Despite its capital difficulties, Royal Bank of Scotland has ruled out any sale of its stake in Bank of China, and intends the latter to press ahead with a two-pronged Chinese expansion strategy, according to one of RBS’s senior executives. The value of RBS’s 5% stake in BoC has trebled to £2.4bn since it made the investment in 2005, fuelling speculation that RBS could sell out and focus on expanding the Chinese operations of ABN AMRO, the Dutch lender it acquired last year as part of a break-up bid.

National Australia Bank is in discussions with RBS to acquire the Australian and New Zealand arms of ABN AMRO, worth an estimated A$800 ($772m). Austra­lia’s big banks are looking to diversify their income streams as home-loan growth slows and wholesale funding costs rise.

China Construction Bank has announced it will launch private banking services aimed at clients with liquid financial assets exceeding Rmb10m ($1.47m) in the country’s four most affluent areas: Beijing, Shanghai, Guangdong Province and Shenzhen. Bank of China was the first ­Chinese-­funded bank to prov­ide such services, from March last year. Foreign banks invol­ved in this business include Citibank and Standard Chartered.

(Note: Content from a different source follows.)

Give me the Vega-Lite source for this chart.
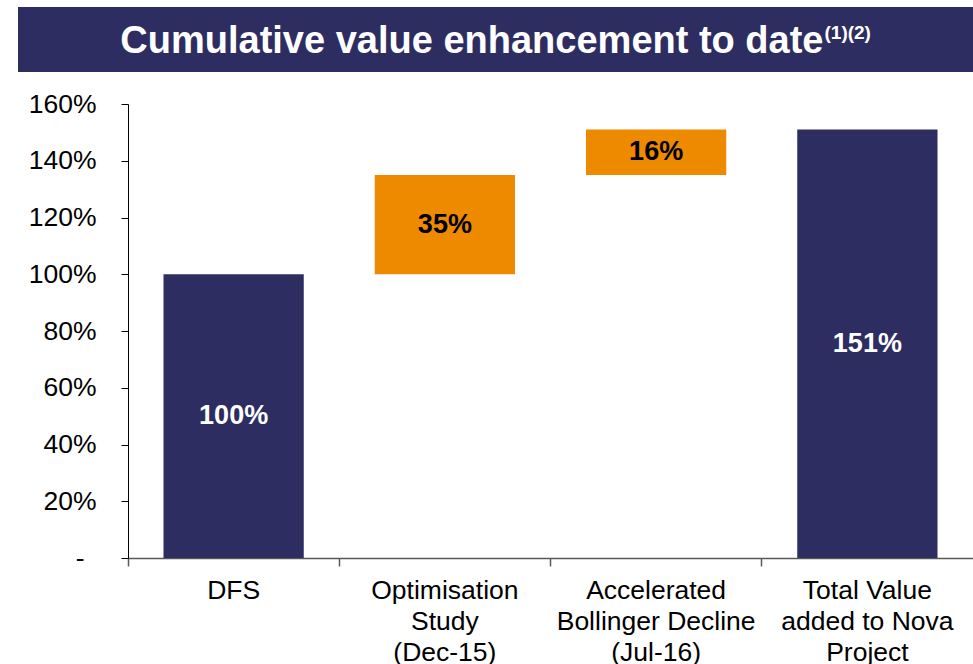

TOP 1000 WORLD BANKS UPDATE

The Top 1000 World Banks listing in The Banker’s July issue contained the following errors:

  • Bank Pasargad: The Iranian bank’s annual figures for 2007 and 2008 were inadvertently transposed by The Banker, leading to incorrect negative growth. The Tier 1 capital at March 19, 2008 should have been $791m, not $483m, placing it at about 536 in the listing, not at 705 as was shown.

 

  • Bank Saderat Iran: The bank sent in revised figures. The audited Tier 1 capital at March 20, 2007 was revised to $3635m from $888m, ­placing it at about 183 in the global ranking and top in Iran, instead of 491 in the ranking.

 

  • China CITIC Bank: The figures used were incorrectly provided by the bank. The Tier 1 capital at end-2007 should have been $11,217m, instead of the $5344m shown, placing it at about 77 in the listing, instead of 138 (see Big Four less dominant as smaller players rise).

 

  • EN Bank: The Iranian bank’s figures were ­significantly understated because of an exchange rate miscalculation, which excluded it from the listing by mistake. Tier 1 capital should have been shown at $366m, placing the bank at about 814 in the listing.

 

  • Gulf International Bank: The bank’s figures were overstated due to an exchange rate miscalculation. Tier 1 capital should have been $2381.6m, instead of $6334m, placing it about 246 in the listing, instead of 126.